• _Goal_: Transcribe the listing verbatim. Do not carry over any pictures.

_____

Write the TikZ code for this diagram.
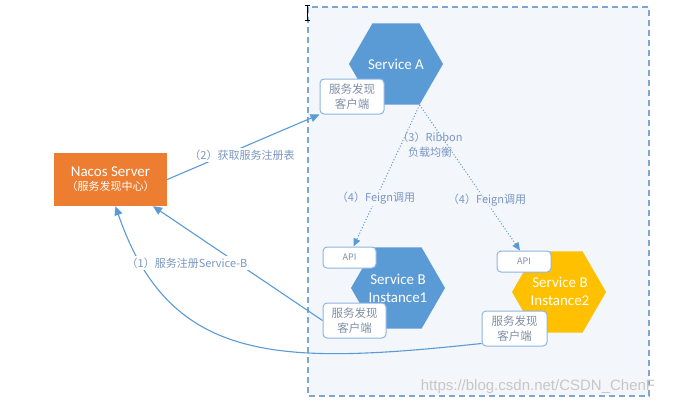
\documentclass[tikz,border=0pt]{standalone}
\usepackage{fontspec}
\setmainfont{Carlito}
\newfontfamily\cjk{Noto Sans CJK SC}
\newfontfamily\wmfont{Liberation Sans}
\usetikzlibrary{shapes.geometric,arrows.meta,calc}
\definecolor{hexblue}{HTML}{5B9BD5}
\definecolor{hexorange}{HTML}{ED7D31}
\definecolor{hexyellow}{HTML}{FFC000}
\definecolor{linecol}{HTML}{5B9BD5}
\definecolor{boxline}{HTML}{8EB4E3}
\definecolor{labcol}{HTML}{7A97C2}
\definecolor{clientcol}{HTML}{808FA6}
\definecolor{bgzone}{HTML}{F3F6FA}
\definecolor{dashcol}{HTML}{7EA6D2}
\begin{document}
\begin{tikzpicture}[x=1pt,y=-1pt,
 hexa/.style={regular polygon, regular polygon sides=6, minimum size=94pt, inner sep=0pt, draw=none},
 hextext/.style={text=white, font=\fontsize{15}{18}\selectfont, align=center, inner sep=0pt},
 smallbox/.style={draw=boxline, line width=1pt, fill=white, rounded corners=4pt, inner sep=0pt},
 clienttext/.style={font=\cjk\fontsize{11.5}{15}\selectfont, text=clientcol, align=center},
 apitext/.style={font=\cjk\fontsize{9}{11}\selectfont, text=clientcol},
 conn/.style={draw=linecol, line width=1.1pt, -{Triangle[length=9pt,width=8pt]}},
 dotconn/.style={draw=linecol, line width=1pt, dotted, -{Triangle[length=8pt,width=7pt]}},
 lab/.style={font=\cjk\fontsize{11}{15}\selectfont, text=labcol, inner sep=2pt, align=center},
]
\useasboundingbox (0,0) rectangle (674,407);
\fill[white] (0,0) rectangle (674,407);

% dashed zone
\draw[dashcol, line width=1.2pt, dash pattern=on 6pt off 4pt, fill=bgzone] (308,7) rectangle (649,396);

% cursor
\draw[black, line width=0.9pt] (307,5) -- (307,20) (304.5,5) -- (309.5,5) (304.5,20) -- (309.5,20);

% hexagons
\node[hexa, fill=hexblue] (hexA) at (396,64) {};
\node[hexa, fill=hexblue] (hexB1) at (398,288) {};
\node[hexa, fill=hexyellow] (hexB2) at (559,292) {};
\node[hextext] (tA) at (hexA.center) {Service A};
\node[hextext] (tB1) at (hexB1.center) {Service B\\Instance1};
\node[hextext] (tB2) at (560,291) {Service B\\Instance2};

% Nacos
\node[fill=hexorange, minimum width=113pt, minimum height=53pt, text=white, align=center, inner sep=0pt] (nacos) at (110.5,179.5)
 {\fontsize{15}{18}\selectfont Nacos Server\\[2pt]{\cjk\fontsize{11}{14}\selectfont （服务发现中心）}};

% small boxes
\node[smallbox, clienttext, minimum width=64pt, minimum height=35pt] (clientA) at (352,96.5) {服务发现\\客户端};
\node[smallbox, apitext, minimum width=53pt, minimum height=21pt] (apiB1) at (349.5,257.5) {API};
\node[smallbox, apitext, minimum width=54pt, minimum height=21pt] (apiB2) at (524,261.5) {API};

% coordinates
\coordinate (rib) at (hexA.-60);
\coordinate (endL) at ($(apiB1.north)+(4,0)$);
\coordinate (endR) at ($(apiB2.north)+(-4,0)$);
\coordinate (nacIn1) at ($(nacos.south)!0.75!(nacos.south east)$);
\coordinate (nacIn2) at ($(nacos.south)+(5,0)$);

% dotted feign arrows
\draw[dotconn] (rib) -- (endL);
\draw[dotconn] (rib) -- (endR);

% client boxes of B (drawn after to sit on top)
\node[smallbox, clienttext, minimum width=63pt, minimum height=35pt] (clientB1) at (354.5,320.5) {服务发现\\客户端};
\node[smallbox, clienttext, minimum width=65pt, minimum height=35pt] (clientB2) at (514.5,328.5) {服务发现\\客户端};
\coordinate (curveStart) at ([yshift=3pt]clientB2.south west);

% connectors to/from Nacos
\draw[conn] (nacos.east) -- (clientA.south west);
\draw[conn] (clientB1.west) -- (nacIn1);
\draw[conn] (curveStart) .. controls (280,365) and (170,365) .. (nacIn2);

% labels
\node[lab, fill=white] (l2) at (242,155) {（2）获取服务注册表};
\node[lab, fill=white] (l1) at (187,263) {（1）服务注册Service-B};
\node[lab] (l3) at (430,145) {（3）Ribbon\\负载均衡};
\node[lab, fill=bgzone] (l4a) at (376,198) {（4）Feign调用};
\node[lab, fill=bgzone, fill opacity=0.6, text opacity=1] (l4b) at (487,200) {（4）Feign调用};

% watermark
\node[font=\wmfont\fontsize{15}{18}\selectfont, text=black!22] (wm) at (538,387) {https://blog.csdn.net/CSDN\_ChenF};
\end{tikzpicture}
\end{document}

_____

• _Exercise output_:
Write the TikZ code for this diagram.
\documentclass[tikz,border=0pt]{standalone}
\usepackage{fontspec}
\setmainfont{Carlito}
\newfontfamily\cjk{Noto Sans CJK SC}
\newfontfamily\wmfont{Liberation Sans}
\usetikzlibrary{shapes.geometric,arrows.meta,calc}
\definecolor{hexblue}{HTML}{5B9BD5}
\definecolor{hexorange}{HTML}{ED7D31}
\definecolor{hexyellow}{HTML}{FFC000}
\definecolor{linecol}{HTML}{5B9BD5}
\definecolor{boxline}{HTML}{8EB4E3}
\definecolor{labcol}{HTML}{7A97C2}
\definecolor{clientcol}{HTML}{808FA6}
\definecolor{bgzone}{HTML}{F3F6FA}
\definecolor{dashcol}{HTML}{7EA6D2}
\begin{document}
\begin{tikzpicture}[x=1pt,y=-1pt,
 hexa/.style={regular polygon, regular polygon sides=6, minimum size=94pt, inner sep=0pt, draw=none},
 hextext/.style={text=white, font=\fontsize{15}{18}\selectfont, align=center, inner sep=0pt},
 smallbox/.style={draw=boxline, line width=1pt, fill=white, rounded corners=4pt, inner sep=0pt},
 clienttext/.style={font=\cjk\fontsize{11.5}{15}\selectfont, text=clientcol, align=center},
 apitext/.style={font=\cjk\fontsize{9}{11}\selectfont, text=clientcol},
 conn/.style={draw=linecol, line width=1.1pt, -{Triangle[length=9pt,width=8pt]}},
 dotconn/.style={draw=linecol, line width=1pt, dotted, -{Triangle[length=8pt,width=7pt]}},
 lab/.style={font=\cjk\fontsize{11}{15}\selectfont, text=labcol, inner sep=2pt, align=center},
]
\useasboundingbox (0,0) rectangle (674,407);
\fill[white] (0,0) rectangle (674,407);

% dashed zone
\draw[dashcol, line width=1.2pt, dash pattern=on 6pt off 4pt, fill=bgzone] (308,7) rectangle (649,396);

% cursor
\draw[black, line width=0.9pt] (307,5) -- (307,20) (304.5,5) -- (309.5,5) (304.5,20) -- (309.5,20);

% hexagons
\node[hexa, fill=hexblue] (hexA) at (396,64) {};
\node[hexa, fill=hexblue] (hexB1) at (398,288) {};
\node[hexa, fill=hexyellow] (hexB2) at (559,292) {};
\node[hextext] (tA) at (hexA.center) {Service A};
\node[hextext] (tB1) at (hexB1.center) {Service B\\Instance1};
\node[hextext] (tB2) at (560,291) {Service B\\Instance2};

% Nacos
\node[fill=hexorange, minimum width=113pt, minimum height=53pt, text=white, align=center, inner sep=0pt] (nacos) at (110.5,179.5)
 {\fontsize{15}{18}\selectfont Nacos Server\\[2pt]{\cjk\fontsize{11}{14}\selectfont （服务发现中心）}};

% small boxes
\node[smallbox, clienttext, minimum width=64pt, minimum height=35pt] (clientA) at (352,96.5) {服务发现\\客户端};
\node[smallbox, apitext, minimum width=53pt, minimum height=21pt] (apiB1) at (349.5,257.5) {API};
\node[smallbox, apitext, minimum width=54pt, minimum height=21pt] (apiB2) at (524,261.5) {API};

% coordinates
\coordinate (rib) at (hexA.-60);
\coordinate (endL) at ($(apiB1.north)+(4,0)$);
\coordinate (endR) at ($(apiB2.north)+(-4,0)$);
\coordinate (nacIn1) at ($(nacos.south)!0.75!(nacos.south east)$);
\coordinate (nacIn2) at ($(nacos.south)+(5,0)$);

% dotted feign arrows
\draw[dotconn] (rib) -- (endL);
\draw[dotconn] (rib) -- (endR);

% client boxes of B (drawn after to sit on top)
\node[smallbox, clienttext, minimum width=63pt, minimum height=35pt] (clientB1) at (354.5,320.5) {服务发现\\客户端};
\node[smallbox, clienttext, minimum width=65pt, minimum height=35pt] (clientB2) at (514.5,328.5) {服务发现\\客户端};
\coordinate (curveStart) at ([yshift=3pt]clientB2.south west);

% connectors to/from Nacos
\draw[conn] (nacos.east) -- (clientA.south west);
\draw[conn] (clientB1.west) -- (nacIn1);
\draw[conn] (curveStart) .. controls (280,365) and (170,365) .. (nacIn2);

% labels
\node[lab, fill=white] (l2) at (242,155) {（2）获取服务注册表};
\node[lab, fill=white] (l1) at (187,263) {（1）服务注册Service-B};
\node[lab] (l3) at (430,145) {（3）Ribbon\\负载均衡};
\node[lab, fill=bgzone] (l4a) at (376,198) {（4）Feign调用};
\node[lab, fill=bgzone, fill opacity=0.6, text opacity=1] (l4b) at (487,200) {（4）Feign调用};

% watermark
\node[font=\wmfont\fontsize{15}{18}\selectfont, text=black!22] (wm) at (538,387) {https://blog.csdn.net/CSDN\_ChenF};
\end{tikzpicture}
\end{document}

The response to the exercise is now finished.